As part of this initiative, the National Price Monitoring and Fixing Committee, which was formed under the Bangladesh Trade and Tariff Commission (BTBC), is working on pricing essential commodities.
The Ministry of Commerce has declared 17 products essential, including oil, sugar, onion, garlic, pulses, gram, dried chilli, cardamom, coriander, cumin, ginger, salt, etc. Of these, the oil, sugar, onion, ginger, pulses, and gram markets become volatile every year.
The committee will first make recommendations to the government on fixing the price of oil and sugar.
Meanwhile, the price of soybean oil has been increasing on the local market on the pretext of instability on the international market. Soybean oil is being sold for up to Tk140 per litre. Besides, sugar prices have jumped from Tk65-72 to Tk70-78.

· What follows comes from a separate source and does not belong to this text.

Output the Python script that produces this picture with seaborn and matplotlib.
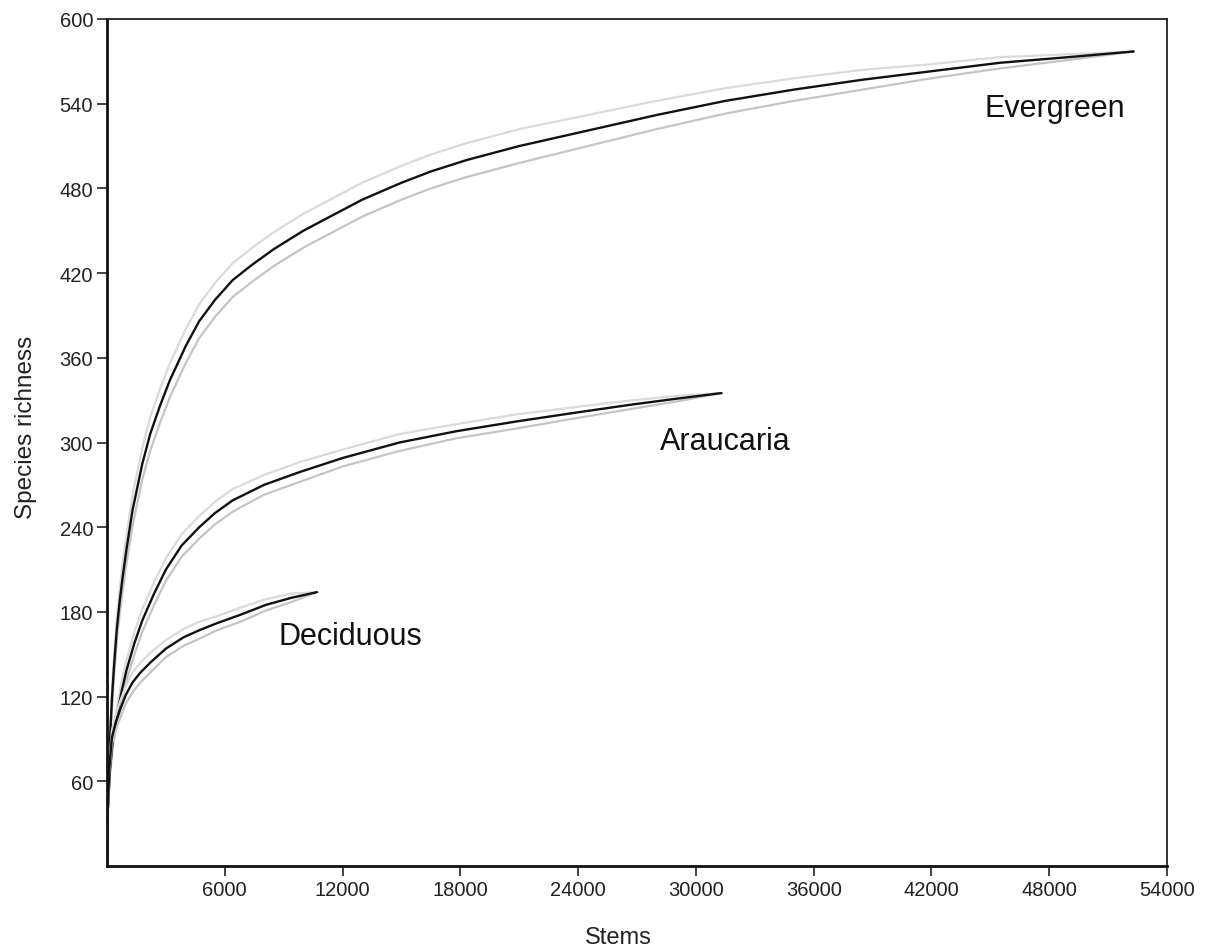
import matplotlib
matplotlib.use("Agg")
import matplotlib.pyplot as plt
import seaborn as sns
import pandas as pd

# Rarefaction curves: number of stems sampled vs. species richness,
# with lower/upper confidence limits for each forest type.
ever_x = [0, 40, 100, 170, 250, 350, 500, 650, 800, 1000,
          1300, 1800, 2200, 2700, 3200, 4000, 4700, 5500, 6400, 7400,
          8500, 10000, 11500, 13000, 15000, 16500, 18300, 21000, 24500, 28000,
          31500, 35000, 38500, 42000, 45500, 49000, 52300]
ever_y = [0, 40, 70, 95, 118, 140, 168, 188, 205, 225,
          252, 285, 306, 326, 344, 368, 386, 401, 415, 426,
          437, 450, 461, 472, 484, 492, 500, 510, 521, 532,
          542, 550, 557, 563, 569, 573, 577]
ever_lo = [0, 38, 66, 90, 112, 133, 160, 179, 195, 215,
           241, 274, 294, 314, 332, 356, 374, 389, 403, 414,
           425, 438, 449, 460, 472, 480, 488, 498, 510, 522,
           533, 542, 550, 558, 565, 571, 577]
ever_hi = [0, 42, 74, 100, 124, 147, 176, 197, 215, 235,
           263, 296, 318, 338, 356, 380, 398, 413, 427, 438,
           449, 462, 473, 484, 496, 504, 512, 522, 532, 542,
           551, 558, 564, 568, 573, 575, 577]

arau_x = [0, 40, 150, 300, 500, 750, 1000, 1400, 1800, 2400,
          3000, 3800, 4700, 5500, 6400, 8000, 9800, 12000, 14900, 17800,
          20900, 23800, 26800, 29000, 31300]
arau_y = [0, 40, 68, 90, 106, 124, 139, 158, 174, 193,
          210, 227, 240, 250, 259, 270, 279, 289, 300, 308,
          315, 321, 327, 331, 335]
arau_lo = [0, 38, 64, 85, 100, 117, 132, 150, 166, 185,
           202, 219, 232, 242, 251, 263, 272, 283, 294, 303,
           310, 317, 324, 329, 335]
arau_hi = [0, 42, 72, 95, 112, 131, 146, 166, 182, 201,
           218, 235, 248, 258, 267, 277, 286, 295, 306, 313,
           320, 325, 330, 333, 335]

deci_x = [0, 40, 120, 250, 450, 650, 950, 1300, 1700, 2200,
          3000, 3900, 4700, 5600, 6800, 8100, 9400, 10700]
deci_y = [0, 40, 70, 91, 102, 110, 121, 130, 137, 144,
          154, 162, 167, 172, 178, 185, 190, 194]
deci_lo = [0, 38, 66, 86, 97, 104, 115, 123, 130, 137,
           148, 156, 161, 167, 173, 181, 187, 194]
deci_hi = [0, 42, 74, 96, 107, 116, 127, 137, 144, 151,
           160, 168, 173, 177, 183, 189, 193, 194]

forest_names = ["Evergreen", "Araucaria", "Deciduous"]
label_pos = [(48300, 537), (31500, 301), (12400, 163)]

x_ticks = [6000, 12000, 18000, 24000, 30000, 36000, 42000, 48000, 54000]
y_ticks = [60, 120, 180, 240, 300, 360, 420, 480, 540, 600]

sns.set_theme(style="ticks")
plt.rcParams["font.family"] = ["Liberation Sans", "DejaVu Sans"]

fig = plt.figure(figsize=(12.06, 9.53), dpi=100)
ax = fig.add_axes([107 / 1206, 1 - 867 / 953, 1060 / 1206, 847 / 953])

series = [
    (ever_x, ever_y, ever_lo, ever_hi),
    (arau_x, arau_y, arau_lo, arau_hi),
    (deci_x, deci_y, deci_lo, deci_hi),
]

for (xs, ys, lo, hi) in series:
    df = pd.DataFrame({"stems": xs, "rich": ys, "lo": lo, "hi": hi})
    sns.lineplot(data=df, x="stems", y="hi", ax=ax, color="#dadada",
                 linewidth=1.6, estimator=None, sort=True)
    sns.lineplot(data=df, x="stems", y="lo", ax=ax, color="#c4c4c4",
                 linewidth=1.6, estimator=None, sort=True)
    sns.lineplot(data=df, x="stems", y="rich", ax=ax, color="#111111",
                 linewidth=1.7, estimator=None, sort=True)

for name, (lx, ly) in zip(forest_names, label_pos):
    ax.text(lx, ly, name, fontsize=22, ha="center", va="center",
            color="#111111")

ax.set_xlim(0, 54000)
ax.set_ylim(0, 600)
ax.set_xticks(x_ticks)
ax.set_yticks(y_ticks)
ax.set_xticklabels([str(t) for t in x_ticks])
ax.set_yticklabels([str(t) for t in y_ticks])
ax.tick_params(axis="both", direction="out", length=7, width=1.2,
               labelsize=14.5, colors="#222222", pad=3)

for side in ["left", "bottom"]:
    ax.spines[side].set_linewidth(2.0)
    ax.spines[side].set_color("#111111")
for side in ["top", "right"]:
    ax.spines[side].set_visible(True)
    ax.spines[side].set_linewidth(1.3)
    ax.spines[side].set_color("#222222")

ax.set_xlabel("Stems", fontsize=17, color="#222222")
ax.set_ylabel("Species richness", fontsize=17.5, color="#222222")
ax.xaxis.set_label_coords(0.482, -0.071)
ax.yaxis.set_label_coords(-0.066, 0.519)

fig.savefig("out.png", dpi=100, facecolor="white")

Golam Mawla, president of Moulvibazar Businessmen's Association, told The Business Standard (TBS), "It would be better if the government could fix prices consulting with traders. However, there are doubts about how far it will be implemented."

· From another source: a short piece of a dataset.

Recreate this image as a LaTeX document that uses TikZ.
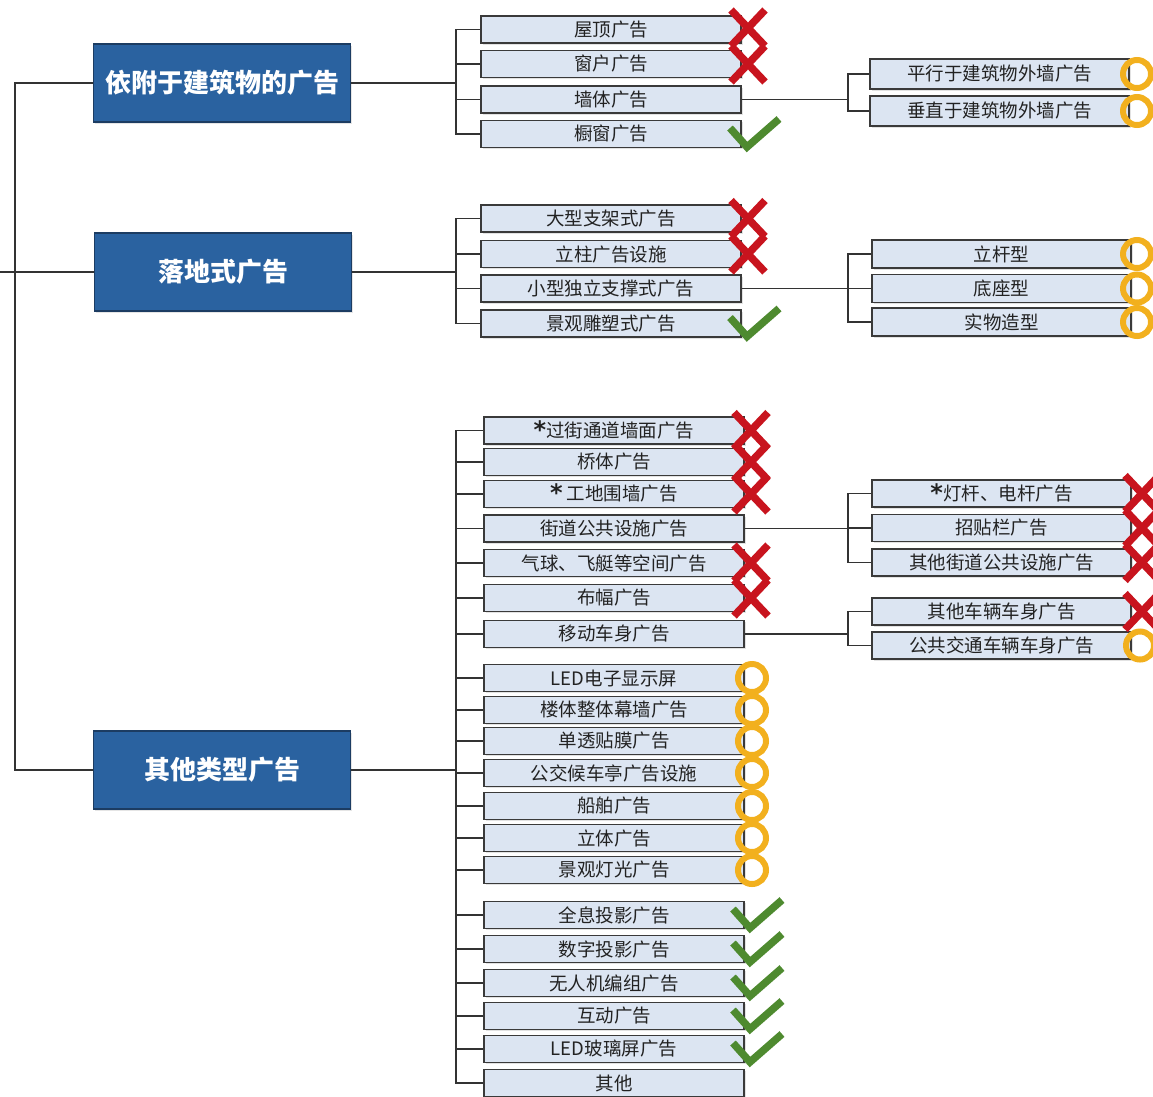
\documentclass[tikz,border=0pt]{standalone}
\usepackage{fontspec}
\newfontfamily\cjkfont{Noto Sans CJK SC}
\newfontfamily\starfont{DejaVu Sans}
\usetikzlibrary{shadows}
\definecolor{mainblue}{HTML}{2A62A0}
\definecolor{mainborder}{HTML}{1C3C62}
\definecolor{leafblue}{HTML}{DCE5F2}
\definecolor{leafborder}{HTML}{3A3A3A}
\definecolor{linegray}{HTML}{333333}
\definecolor{textgray}{HTML}{222222}
\definecolor{redx}{HTML}{C8141E}
\definecolor{greenck}{HTML}{4E8A2F}
\definecolor{ringor}{HTML}{F2B01E}
\newcommand{\mystar}{{\starfont\bfseries\fontsize{24}{24}\selectfont\raisebox{-1pt}[0pt][0pt]{*}}}
\tikzset{
  mainbox/.style={draw=mainborder, fill=mainblue, line width=1.2pt,
    minimum width=257pt, minimum height=78pt, inner sep=0pt, text=white,
    font=\cjkfont\bfseries\fontsize{26}{26}\selectfont,
    drop shadow={shadow xshift=1.5pt, shadow yshift=-1.5pt, fill=gray!40}},
  leaf/.style={draw=leafborder, fill=leafblue, line width=1.4pt,
    minimum width=260pt, minimum height=27pt, inner sep=0pt, text=textgray,
    font=\cjkfont\fontsize{18.5}{18.5}\selectfont,
    drop shadow={shadow xshift=1.5pt, shadow yshift=-1.5pt, fill=gray!45}},
  subleaf/.style={leaf, minimum width=259pt},
  conn/.style={draw=linegray, line width=1.5pt},
  xmark/.pic={\draw[redx, line width=7.5pt] (-17,-18) -- (17,18) (-17,18) -- (17,-18);},
  ckmark/.pic={\draw[greenck, line width=7.5pt, line join=miter] (-22,-6) -- (-5,13) -- (27,-15);},
  ringmark/.pic={\draw[ringor, line width=6pt] (0,0) circle (14);}
}
\begin{document}
\begin{tikzpicture}[x=1pt,y=-1pt]
\useasboundingbox (0,0) rectangle (1153,1096);
% coordinates for connectors
\coordinate (root) at (0,272);
\coordinate (t) at (15,272);
\coordinate (j1) at (456,83);
\coordinate (j2) at (456,272);
\coordinate (j3) at (456,770);
% main boxes
\node[mainbox] (m1) at (222,83) {依附于建筑物的广告};
\node[mainbox] (m2) at (223,272) {落地式广告};
\node[mainbox] (m3) at (222,770) {其他类型广告};
% group 1 leaves
\node[leaf] (a1) at (611,29.5) {屋顶广告};
\node[leaf] (a2) at (611,64) {窗户广告};
\node[leaf] (a3) at (611,99.5) {墙体广告};
\node[leaf] (a4) at (611,134) {橱窗广告};
% group 2 leaves
\node[leaf] (b1) at (611,218.5) {大型支架式广告};
\node[leaf] (b2) at (611,254) {立柱广告设施};
\node[leaf] (b3) at (611,288.5) {小型独立支撑式广告};
\node[leaf] (b4) at (611,323.5) {景观雕塑式广告};
% group 3 leaves
\node[leaf] (c1) at (614,430.5) {\mystar 过街通道墙面广告};
\node[leaf] (c2) at (614,462) {桥体广告};
\node[leaf] (c3) at (614,494) {\mystar\ 工地围墙广告};
\node[leaf] (c4) at (614,528.5) {街道公共设施广告};
\node[leaf] (c5) at (614,563) {气球、飞艇等空间广告};
\node[leaf] (c6) at (614,598) {布幅广告};
\node[leaf] (c7) at (614,634) {移动车身广告};
\node[leaf] (c8) at (614,678) {LED电子显示屏};
\node[leaf] (c9) at (614,710) {楼体整体幕墙广告};
\node[leaf] (c10) at (614,741) {单透贴膜广告};
\node[leaf] (c11) at (614,773) {公交候车亭广告设施};
\node[leaf] (c12) at (614,806) {船舶广告};
\node[leaf] (c13) at (614,838) {立体广告};
\node[leaf] (c14) at (614,870) {景观灯光广告};
\node[leaf] (c15) at (614,915) {全息投影广告};
\node[leaf] (c16) at (614,949) {数字投影广告};
\node[leaf] (c17) at (614,983) {无人机编组广告};
\node[leaf] (c18) at (614,1016) {互动广告};
\node[leaf] (c19) at (614,1049) {LED玻璃屏广告};
\node[leaf] (c20) at (614,1083) {其他};
% sub leaves
\node[subleaf, minimum height=30pt] (s1) at (999.5,74) {平行于建筑物外墙广告};
\node[subleaf, minimum height=30pt] (s2) at (999.5,111) {垂直于建筑物外墙广告};
\node[subleaf, minimum height=28pt] (s3) at (1001.5,254) {立杆型};
\node[subleaf, minimum height=28pt] (s4) at (1001.5,288.5) {底座型};
\node[subleaf, minimum height=28pt] (s5) at (1001.5,322) {实物造型};
\node[subleaf] (s6) at (1001.5,493.5) {\mystar 灯杆、电杆广告};
\node[subleaf] (s7) at (1001.5,528) {招贴栏广告};
\node[subleaf] (s8) at (1001.5,562.5) {其他街道公共设施广告};
\node[subleaf] (s9) at (1001.5,611.5) {其他车辆车身广告};
\node[subleaf] (s10) at (1001.5,645.5) {公共交通车辆车身广告};
% sub junctions
\coordinate (k1) at (848,99.5);
\coordinate (k2) at (848,288.5);
\coordinate (k3) at (848,528.5);
\coordinate (k4) at (848,634);
% connectors
\draw[conn] (root) -- (t);
\draw[conn] (t) |- (m1.west);
\draw[conn] (t) |- (m2.west);
\draw[conn] (t) |- (m3.west);
\draw[conn] (m1.east) -- (j1);
\draw[conn] (m2.east) -- (j2);
\draw[conn] (m3.east) -- (j3);
\foreach \n in {a1,a2,a3,a4} {\draw[conn] (j1) |- (\n.west);}
\foreach \n in {b1,b2,b3,b4} {\draw[conn] (j2) |- (\n.west);}
\foreach \n in {c1,c2,c3,c4,c5,c6,c7,c8,c9,c10,c11,c12,c13,c14,c15,c16,c17,c18,c19,c20} {\draw[conn] (j3) |- (\n.west);}
\draw[conn] (a3.east) -- (k1);
\draw[conn] (b3.east) -- (k2);
\draw[conn] (c4.east) -- (k3);
\draw[conn] (c7.east) -- (k4);
\foreach \n in {s1,s2} {\draw[conn] (k1) |- (\n.west);}
\foreach \n in {s3,s4,s5} {\draw[conn] (k2) |- (\n.west);}
\foreach \n in {s6,s7,s8} {\draw[conn] (k3) |- (\n.west);}
\foreach \n in {s9,s10} {\draw[conn] (k4) |- (\n.west);}
% markers
\foreach \y in {28,64,218.5,254} {\pic at (748,\y) {xmark};}
\foreach \y in {134,323.5} {\pic at (752,\y) {ckmark};}
\foreach \y in {74,111,254,288.5,322} {\pic at (1137,\y) {ringmark};}
\foreach \y in {430.5,462,494,563,598} {\pic at (751,\y) {xmark};}
\foreach \y in {678,710,741,773,806,838,870} {\pic at (752,\y) {ringmark};}
\foreach \y in {915,949,983,1016,1049} {\pic at (755,\y) {ckmark};}
\foreach \y in {493.5,528,562.5,611.5} {\pic at (1142,\y) {xmark};}
\pic at (1140,645.5) {ringmark};
\end{tikzpicture}
\end{document}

Meanwhile, the month of Ramadan will start in the middle of April. Oil, sugar and onion prices go up every year ahead of Ramadan. Despite the government's frequent promises of market control, the control largely remains in the hands of traders.
This time, too, the government plans to take measures in advance as there is a possibility of market instability before Ramadan.

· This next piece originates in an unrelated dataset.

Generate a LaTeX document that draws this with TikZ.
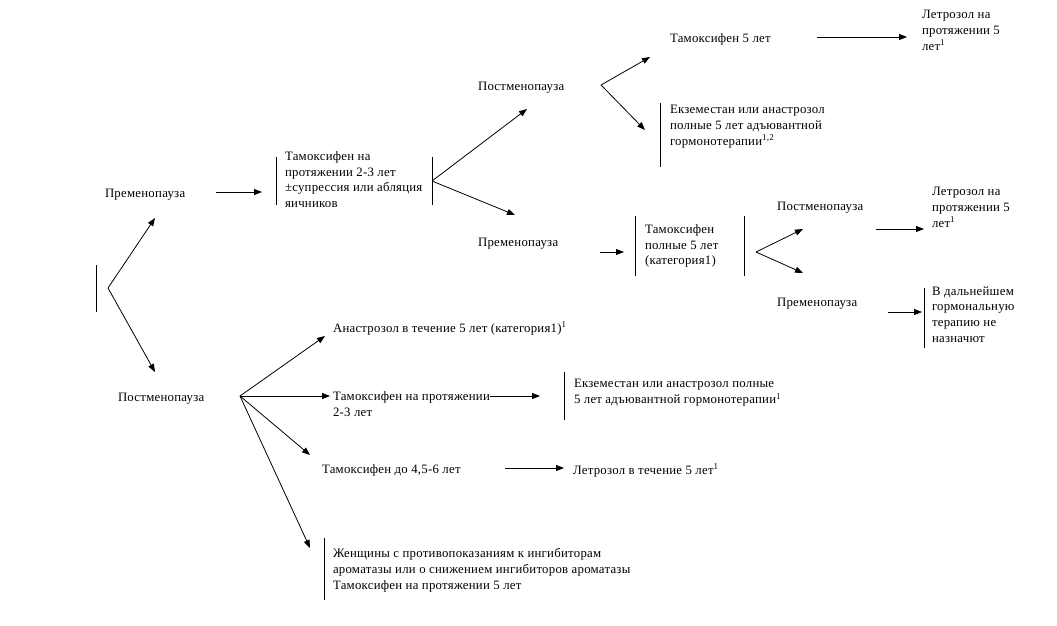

Munshi Shahabuddin Ahmed, chairman of the Tariff Commission, told TBS, "If the government takes required initiatives beforehand, traders will not be able to exert exclusive influence."
Usually, the association of refineries informs the Tariff Commission by letter before it reduces or increases the price of soybean oil, though there are instances where it raises oil prices without informing the commission.
All 17 of the essential products are import-dependent. Therefore, if the prices of the products increase on the international market, the same thing happens on the local market. Although the import dependence on salt is low, sometimes it is also in crisis on the market.
To this end, the committee will review the production and import prices of the products. It is also working on drafting a pricing system by reviewing: the cost of milling, processing and packaging; import duties; transportation costs; producer and importer profit; distributor or wholesaler profit, and retailer profit.
As per the decision of the committee, a nine-member technical committee has been formed, making BTTC Joint Chief Manzoor Morshed Chowdhury its convener. The committee, formed on 4 February, is working on the draft and supposed to submit the draft to the National Price Monitoring and Fixing Committee within 10 working days. The final decision will be taken after review.
Citigroup director Biswajit Saha, on behalf of the Bangladesh Sugar Refiners' Association, said, at a recent meeting of the National Price Monitoring and Fixing Committee, there is an upward trend in the price of unrefined sugar on the international market which should be taken into consideration for pricing on the local market.
At the same meeting, the director of Bangladesh Foreign Trade, Obaidul Azam said according to the Essential Commodities Act 1956, the government has classified some products as essential products. It is the responsibility of the government to keep the prices of these products within the purchasing power of the consumers.
To this end, it is necessary to formulate a reasonable pricing system by reviewing the local and international market prices of these import-dependent products.